1. Separation of concerns

Meat of the app is on the main example.com, assets are on a subdomain like cdn.example.com.

2. Cookie-less domain

Asset domain remains cookie-less, e.g. cookie based authentication only bloats domain.com requests === faster response times. With the use of http2, and lately http3, header compression comes in play. Worrying about cookie-less domain is not that important like before. If your site is behind Cloudflare, it already benefits header compression using hpack.

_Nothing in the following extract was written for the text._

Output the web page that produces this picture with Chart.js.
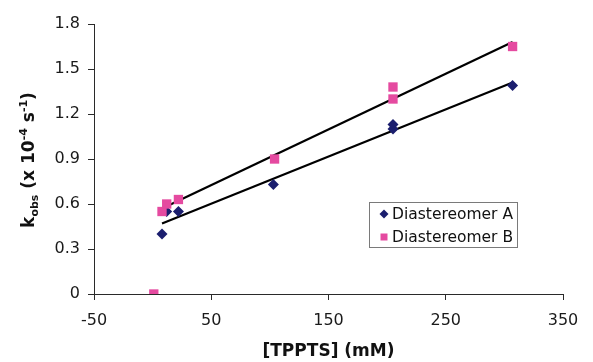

3. Faster delivery of assets

Cdn delivers your assets faster, as it functions like a network of servers all around the world, where the nearest one serves the response. If your site is behind Cloudflare, it already benefits from asset caching .

4. Beanstalk rebuilds

This reason is specific to my nextjs apps hosted on elastic beanstalk. Every nextjs build creates new hashes for statics. Every beanstalk version deployment clears old files. And that leads to 404 when search bots or visitors request old files (e.g. browser caching). I’d like to avoid that with cdn over s3 caching. If not for anything, because I hate to see ugly 404 logs on webmasters search console.

How do Cloudflare and Cloudfront differ?

Talking about one or the other, they sound too similar. Why not just pick one then?

How I see it, Cloudflare’s primary focus is to be a reverse proxy for your domain server, hiding your server’s real ip. Then it can protect it from various kind of attacks, most common ones are DDoS. It offers a secure and fast delivery of your content to the final consumer. You can configure it to cache your assets, and caching is enabled by default. Due to caching and some other optimizations like hpack compression, Cloudflare delivers results really fast. Well, Cloudflare currently offers much more than just being a reverse proxy.

On the other hand, Cloudfront is a CDN, but just a traditional CDN. It can be configured as reverse proxy to your origin server. You’d just configure dns records to point your www and root domain CNAME records to the Cloudfront domain. Primary focus is fast delivery of assets in same logic as Cloudflare, with the help of multiple datacenters around the world. Nearest one to you delivers the content. And you know how latency is important if you’ve played video games.

I’d use them together – Cloudflare for security/dns mapping/firewall/proxy and Cloudfront as a traditional cdn.

Again, separation of concerns and I’m already using aws stack.

Cloudflare and Cloudfront compared

Is Cloudfront Push or Pull Cdn?

I can see some of the sources state Cloudfront can be configured to push the resources to it.

I’m not sure it’s like that. When you request a resource from Cloudfront then:

  • if resource exists, Cloudfront delivers it from cache
  • if resource doesn’t exist, Cloudfront asks origin server, where origin server pushes response to Cloudfront, and Cloudfront caches and delivers it.

New resource can be requested only if caching expires or you explicitly request Cloudfront resource invalidation.

Cloudfront Origin Server

Most used recipe for Cloudfront cdn is with S3. Data from origin server pushes the data to S3, Cloudfront requests the new data from S3 and delivers to the consumer.

But you don’t have to use S3. You can directly point Cloudfront to your origin server.

I’d still stick to S3 for resilience. What if your server’s down, and again, separation of concerns. Push static data to S3, business logic on server.

Cloudfront flow
Cloudfront flow

Now that I shared my point of view, would you pick both Cloudflare and Cloudfront, just stick with one, am I overengineering?